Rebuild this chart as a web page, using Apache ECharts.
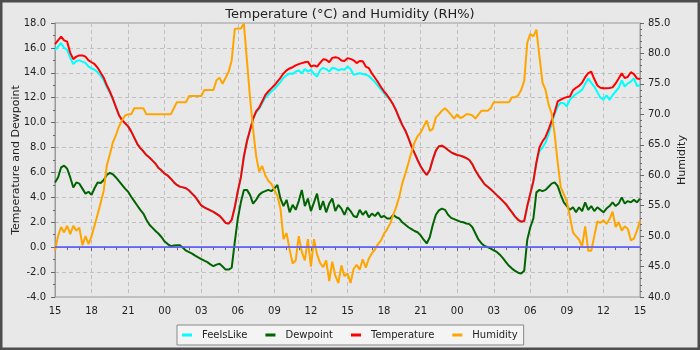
<!DOCTYPE html>
<html>
<head>
<meta charset="utf-8">
<script src="https://cdn.jsdelivr.net/npm/echarts@6/dist/echarts.min.js"></script>
<style>
  html, body { margin: 0; padding: 0; background: #e8e8e8; }
  #chart { width: 700px; height: 350px; }
</style>
</head>
<body>
<div id="chart"></div>
<script>
// Hour labels along the bottom axis, one every 3 hours (15:00 to 15:00 two days later)
const xTickLabels = ['15','18','21','00','03','06','09','12','15','18','21','00','03','06','09','12','15'];
// Readings are logged every 15 minutes
const sampleStepHours = 0.25;

// Air temperature, °C
const temperature = [
  16.3,16.6,16.9,16.6,16.5,15.6,15.1,15.3,15.4,15.4,
  15.3,15.0,14.85,14.7,14.4,14.0,13.6,13.0,12.5,11.9,
  11.25,10.6,10.2,9.95,9.7,9.3,8.8,8.3,7.95,7.7,
  7.4,7.2,6.95,6.7,6.35,6.15,5.9,5.75,5.5,5.22,
  5.0,4.86,4.8,4.73,4.55,4.3,4.05,3.7,3.35,3.2,
  3.08,2.95,2.84,2.68,2.52,2.25,1.95,1.9,2.2,3.2,
  4.5,5.6,7.3,8.5,9.4,10.3,10.9,11.2,11.7,12.2,
  12.5,12.75,13.0,13.3,13.6,13.95,14.2,14.35,14.45,14.6,
  14.7,14.78,14.85,14.9,14.5,14.6,14.5,14.8,15.08,15.05,
  14.85,15.2,15.25,15.2,14.98,14.95,15.18,15.12,15.0,14.78,
  14.95,14.92,14.5,14.38,13.95,13.6,13.25,12.85,12.5,12.2,
  11.85,11.45,10.95,10.35,9.8,9.35,8.75,8.1,7.55,7.0,
  6.5,6.1,5.8,6.2,7.05,7.75,8.1,8.15,8.0,7.8,
  7.62,7.5,7.4,7.35,7.26,7.15,7.0,6.65,6.15,5.75,
  5.4,5.05,4.85,4.65,4.42,4.18,3.95,3.7,3.45,3.12,
  2.8,2.45,2.2,2.05,2.1,3.3,4.3,5.3,6.8,8.0,
  8.5,8.85,9.45,10.15,10.85,11.7,11.85,11.97,12.05,12.1,
  12.6,12.8,12.95,13.2,13.65,13.98,14.1,13.5,12.98,12.8,
  12.77,12.77,12.78,12.83,13.15,13.55,13.97,13.58,13.68,14.05,
  13.9,13.55,13.5
];

// Apparent ("feels like") temperature, °C
const feelsLike = [
  15.8,16.1,16.4,16.0,15.85,15.2,14.7,14.95,15.0,14.9,
  14.8,14.5,14.35,14.25,14.05,13.75,13.4,12.85,12.4,11.85,
  11.25,10.6,10.2,9.95,9.7,9.3,8.8,8.3,7.95,7.7,
  7.4,7.2,6.95,6.7,6.35,6.15,5.9,5.75,5.5,5.22,
  5.0,4.86,4.8,4.73,4.55,4.3,4.05,3.7,3.35,3.2,
  3.08,2.95,2.84,2.68,2.52,2.25,1.95,1.9,2.2,3.2,
  4.5,5.6,7.3,8.5,9.4,10.3,10.8,11.1,11.55,12.0,
  12.25,12.5,12.7,13.0,13.25,13.6,13.8,13.95,13.9,14.1,
  14.2,13.95,14.3,14.1,14.25,13.9,13.7,14.2,14.4,14.3,
  14.1,14.4,14.35,14.2,14.3,14.25,14.5,14.3,13.85,13.9,
  13.97,13.9,13.85,13.75,13.5,13.25,12.95,12.65,12.35,12.1,
  11.8,11.45,10.95,10.35,9.8,9.35,8.75,8.1,7.55,7.0,
  6.5,6.1,5.8,6.2,7.05,7.75,8.1,8.15,8.0,7.8,
  7.62,7.5,7.4,7.35,7.26,7.15,7.0,6.65,6.15,5.75,
  5.4,5.05,4.85,4.65,4.42,4.18,3.95,3.7,3.45,3.12,
  2.8,2.45,2.2,2.05,2.1,3.3,4.3,5.3,6.8,7.7,
  8.0,8.4,9.1,9.9,10.7,11.3,11.6,11.55,11.3,11.85,
  12.1,12.3,12.45,12.65,13.1,13.55,13.2,12.9,12.45,12.0,
  11.85,12.2,11.82,12.2,12.5,12.8,13.4,12.9,13.15,13.3,
  13.55,12.95,13.0
];

// Dew point, °C
const dewpoint = [
  5.2,5.6,6.4,6.55,6.3,5.6,4.8,5.2,5.1,4.7,
  4.3,4.45,4.2,4.75,5.2,5.15,5.4,5.8,5.97,5.85,
  5.6,5.3,5.0,4.7,4.45,4.05,3.7,3.35,3.0,2.7,
  2.2,1.8,1.55,1.3,1.08,0.8,0.45,0.25,0.08,0.14,
  0.16,0.16,-0.05,-0.28,-0.4,-0.52,-0.68,-0.82,-0.95,-1.08,
  -1.2,-1.38,-1.53,-1.4,-1.33,-1.55,-1.8,-1.8,-1.65,0.4,
  2.3,3.6,4.6,4.6,4.2,3.5,3.8,4.2,4.4,4.5,
  4.6,4.5,4.7,5.0,3.9,3.3,3.8,2.8,3.4,3.0,
  3.7,4.6,3.3,3.9,2.9,3.6,4.3,3.0,3.7,2.8,
  3.5,3.9,2.9,3.4,3.1,2.6,3.2,2.9,2.5,2.4,
  3.0,2.6,2.9,2.4,2.7,2.5,2.8,2.4,2.5,2.3,
  2.3,2.6,2.4,2.3,2.0,1.8,1.6,1.45,1.3,1.2,
  0.95,0.6,0.3,0.8,1.8,2.6,2.95,3.1,3.0,2.6,
  2.35,2.25,2.15,2.05,2.0,1.9,1.85,1.6,1.1,0.6,
  0.3,0.1,0.0,-0.12,-0.25,-0.38,-0.6,-0.88,-1.2,-1.5,
  -1.72,-1.9,-2.05,-2.12,-1.9,0.6,1.6,2.3,4.4,4.6,
  4.5,4.6,4.85,5.1,5.2,4.9,4.2,3.6,3.3,3.0,
  3.2,2.8,3.2,2.9,3.6,3.0,3.3,2.9,3.2,3.0,
  2.8,3.1,3.3,3.6,3.3,3.5,4.0,3.5,3.7,3.6,
  3.8,3.6,3.9
];

// Relative humidity, %
const humidity = [
  47.6,50.0,51.5,50.6,51.7,50.3,51.7,50.9,51.4,48.5,
  50.0,48.7,50.0,51.8,53.6,55.5,57.5,61.6,63.4,65.4,
  66.6,68.0,69.0,69.8,70,70,71,71,71,71,
  70,70,70,70,70,70,70,70,70,71,
  72,72,72,72,73,73,73,73,73,74,
  74,74,74,75.6,76,75,76,77,78.9,84.0,
  84.1,84.1,84.9,78.8,72.8,67.6,63.2,60.6,61.5,60.0,
  59.1,58.6,57.6,56.6,54.5,49.5,50.5,47.8,45.5,46.0,
  50.0,47.4,46.0,49.5,45.0,49.5,47.0,45.6,44.9,46.0,
  42.6,45.8,43.5,42.3,45.2,43.4,43.9,42.3,44.6,45.3,
  44.5,46.2,44.8,46.3,47.2,47.8,48.7,49.3,50.4,51.1,
  52.1,53.5,54.8,56.5,58.7,60.3,62.0,63.8,65.4,66.4,
  67.0,68.0,69.0,67.3,67.6,69.5,70.0,70.6,71,70.5,
  69.9,69.3,70,69.4,69.6,70,70,69.8,69.3,70,
  70.6,70.6,70.6,71.0,72,72,72,72,72,72,
  72.8,72.8,73.1,74.0,75.5,81.8,83.2,82.8,83.9,79.5,
  75.2,74.0,71.6,70.1,66.7,62.0,58.0,56.9,55.6,53.2,
  50.6,50.0,49.4,48.3,51.6,47.6,47.6,50.0,52.4,52.2,
  52.6,52.0,52.8,54.0,51.5,52.3,50.9,51.6,51.2,49.3,
  49.6,50.9,52.5
];

const FONT = 'DejaVu Sans';
const TEXT = '#222';
const FRAME = '#999';
const TICK = '#666';

const times = temperature.map((_, i) => i * sampleStepHours);
const asPoints = values => values.map((v, i) => [times[i], v]);

const chart = echarts.init(document.getElementById('chart'), null, { renderer: 'canvas' });

const lineSeries = (name, values, color, axis) => ({
  name,
  type: 'line',
  yAxisIndex: axis,
  data: asPoints(values),
  showSymbol: false,
  symbol: 'none',
  lineStyle: { color, width: 2 },
  itemStyle: { color },
  emphasis: { disabled: true }
});

chart.setOption({
  backgroundColor: '#e8e8e8',
  animation: false,
  title: {
    text: 'Temperature (°C) and Humidity (RH%)',
    left: 'center',
    top: 3,
    textStyle: { fontFamily: FONT, fontSize: 13, fontWeight: 'normal', color: TEXT }
  },
  grid: {
    left: 55, right: 60, top: 23, bottom: 53,
    containLabel: false, outerBoundsMode: 'none',
    show: true, borderColor: FRAME, borderWidth: 1, backgroundColor: 'transparent'
  },
  legend: {
    data: ['FeelsLike', 'Dewpoint', 'Temperature', 'Humidity'],
    left: 177, top: 325,
    icon: 'rect', itemWidth: 10, itemHeight: 3, itemGap: 18,
    padding: [5, 6, 5, 5],
    backgroundColor: '#f4f4f4', borderColor: '#888', borderWidth: 1,
    textStyle: { fontFamily: FONT, fontSize: 10, color: TEXT, padding: [0, 0, 0, 5] }
  },
  xAxis: {
    type: 'value', min: 0, max: 48, interval: 3,
    axisLine: { show: true, lineStyle: { color: FRAME } },
    axisTick: { show: true, length: 4, lineStyle: { color: TICK } },
    minorTick: { show: true, splitNumber: 3, length: 3, lineStyle: { color: TICK } },
    axisLabel: {
      formatter: v => xTickLabels[Math.round(v / 3)],
      fontFamily: FONT, fontSize: 10, color: TEXT, margin: 9
    },
    splitLine: { show: true, lineStyle: { color: '#c0c0c0', type: [4, 3], width: 1 } }
  },
  yAxis: [
    {
      type: 'value', min: -4, max: 18, interval: 2,
      name: 'Temperature and Dewpoint', nameLocation: 'middle', nameGap: 33,
      nameMoveOverlap: false,
      nameTextStyle: { fontFamily: FONT, fontSize: 11, color: TEXT },
      axisLine: { show: true, lineStyle: { color: FRAME } },
      axisTick: { show: true, length: 4, lineStyle: { color: TICK } },
      minorTick: { show: true, splitNumber: 2, length: 2, lineStyle: { color: TICK } },
      axisLabel: { formatter: v => v.toFixed(1), fontFamily: FONT, fontSize: 10, color: TEXT, margin: 9 },
      splitLine: { show: true, lineStyle: { color: '#c0c0c0', type: [4, 3], width: 1 } }
    },
    {
      type: 'value', min: 40, max: 85, interval: 5, position: 'right',
      name: 'Humidity', nameLocation: 'middle', nameGap: 37,
      nameMoveOverlap: false,
      nameTextStyle: { fontFamily: FONT, fontSize: 11, color: TEXT },
      axisLine: { show: true, lineStyle: { color: FRAME } },
      axisTick: { show: true, length: 4, lineStyle: { color: TICK } },
      minorTick: { show: true, splitNumber: 5, length: 2, lineStyle: { color: TICK } },
      axisLabel: { formatter: v => v.toFixed(1), fontFamily: FONT, fontSize: 10, color: TEXT, margin: 8 },
      splitLine: { show: false }
    }
  ],
  series: [
    lineSeries('FeelsLike', feelsLike, '#00ffff', 0),
    lineSeries('Dewpoint', dewpoint, '#006400', 0),
    lineSeries('Temperature', temperature, '#ff0000', 0),
    lineSeries('Humidity', humidity, '#ffa500', 1),
    {
      // freezing-point reference line
      name: 'zero', type: 'line', yAxisIndex: 0, data: [], z: 5, silent: true,
      markLine: {
        silent: true, symbol: 'none', label: { show: false },
        lineStyle: { color: 'rgba(90,90,255,0.8)', width: 2, type: 'solid' },
        data: [{ yAxis: 0 }]
      }
    }
  ],
  graphic: [{
    type: 'rect', silent: true, z: 100,
    shape: { x: 0, y: 0, width: 700, height: 350 },
    style: { fill: 'none', stroke: '#4d4d4d', lineWidth: 5 }
  }]
});
</script>
</body>
</html>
◆ ◆ ◆ ◆ ◆
STATED GOAL:
Go from the first line of the data above to the line containing "const sampleStepHours = 0.25;" and retype exactly those lines, both included, but none of the pictures.

EXPECTED OUTPUT:
Rebuild this chart as a web page, using Apache ECharts.
<!DOCTYPE html>
<html>
<head>
<meta charset="utf-8">
<script src="https://cdn.jsdelivr.net/npm/echarts@6/dist/echarts.min.js"></script>
<style>
  html, body { margin: 0; padding: 0; background: #e8e8e8; }
  #chart { width: 700px; height: 350px; }
</style>
</head>
<body>
<div id="chart"></div>
<script>
// Hour labels along the bottom axis, one every 3 hours (15:00 to 15:00 two days later)
const xTickLabels = ['15','18','21','00','03','06','09','12','15','18','21','00','03','06','09','12','15'];
// Readings are logged every 15 minutes
const sampleStepHours = 0.25;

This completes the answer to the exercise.